PCI used to be such a great company, a real diamond in the rough. It has fallen hard the last several years. It has been revolving door at the senior leadership level, people leaving from key positions each year. It's like they know the company is failing. With that, the CEO has continually surrounded himself with people who are under-qualified and ill-equipped to handle a growing business. A bunch of "yes" men with golden handcuffs is just about all that is left. Not a good strategy in leading the company forward.
You'll be crammed in an office with dozens of other people, told how great "open seating" is for collaboration. Unfortunately you'll have to hear every conversation, smell every smell, and listen to the person next to you eat their breakfast, lunch and sometimes dinner (because there is no where else to eat, and remember, you'll stay busy all the time).

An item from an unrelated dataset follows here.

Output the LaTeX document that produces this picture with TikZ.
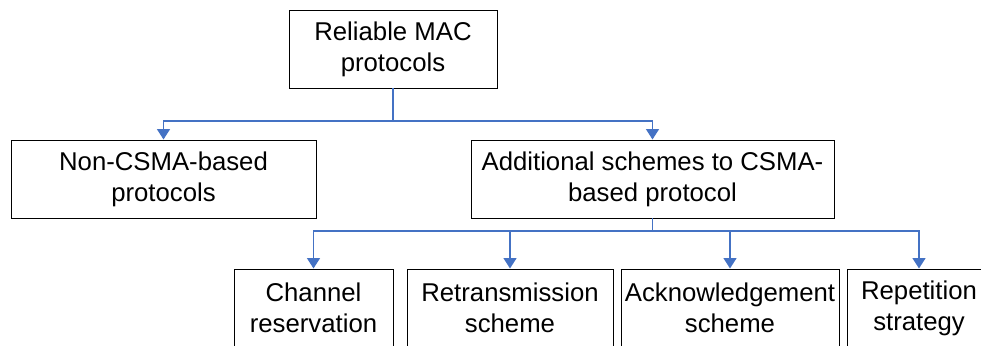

You'll be micromanaged, which is by design with their office seating arrangements, but also by granular timesheets that are required for all employees. At the end of the year, you will be measured on how many hours you submit on your timesheet, not the quality of work you do. So play their game and make sure you account for all your hours.
You are expected to be available 24/7 to support a product that barely runs and is hardly stable. You'll start to lose sleep each release, wondering what will break next and which customer is going to threaten to leave causing everyone to react in a giant panic.

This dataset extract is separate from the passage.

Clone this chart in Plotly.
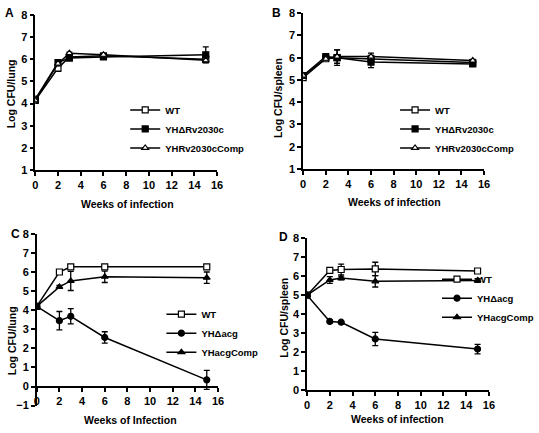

Raises are laughable for a company continuing to grow. Often times you'll be well below the national cost of living index on the year over year income, and any gains are quickly chewed up by the benefits cost increases. Benefits are terrible by the way, you'll switch insurance each year as the CFO chases the cheapest option. Speaking of the CFO, she is the CEO's sister-in-law. Strange dynamic, but there is an obvious stranglehold on every dollar, so very little gets fixed or replaced. You quickly learn that the mindset is to meet functionality, not stability. Stability costs money, but functionality gets the revenue in the door quicker. Doing it cheap always wins at PCI, which is a scary thing when you consider that you are supporting customers with extremely high expectations of their software purchase being stable.
There is no investment in your career growth. With the current CEO (Fred Lee) leading the company, they simply don't care about you.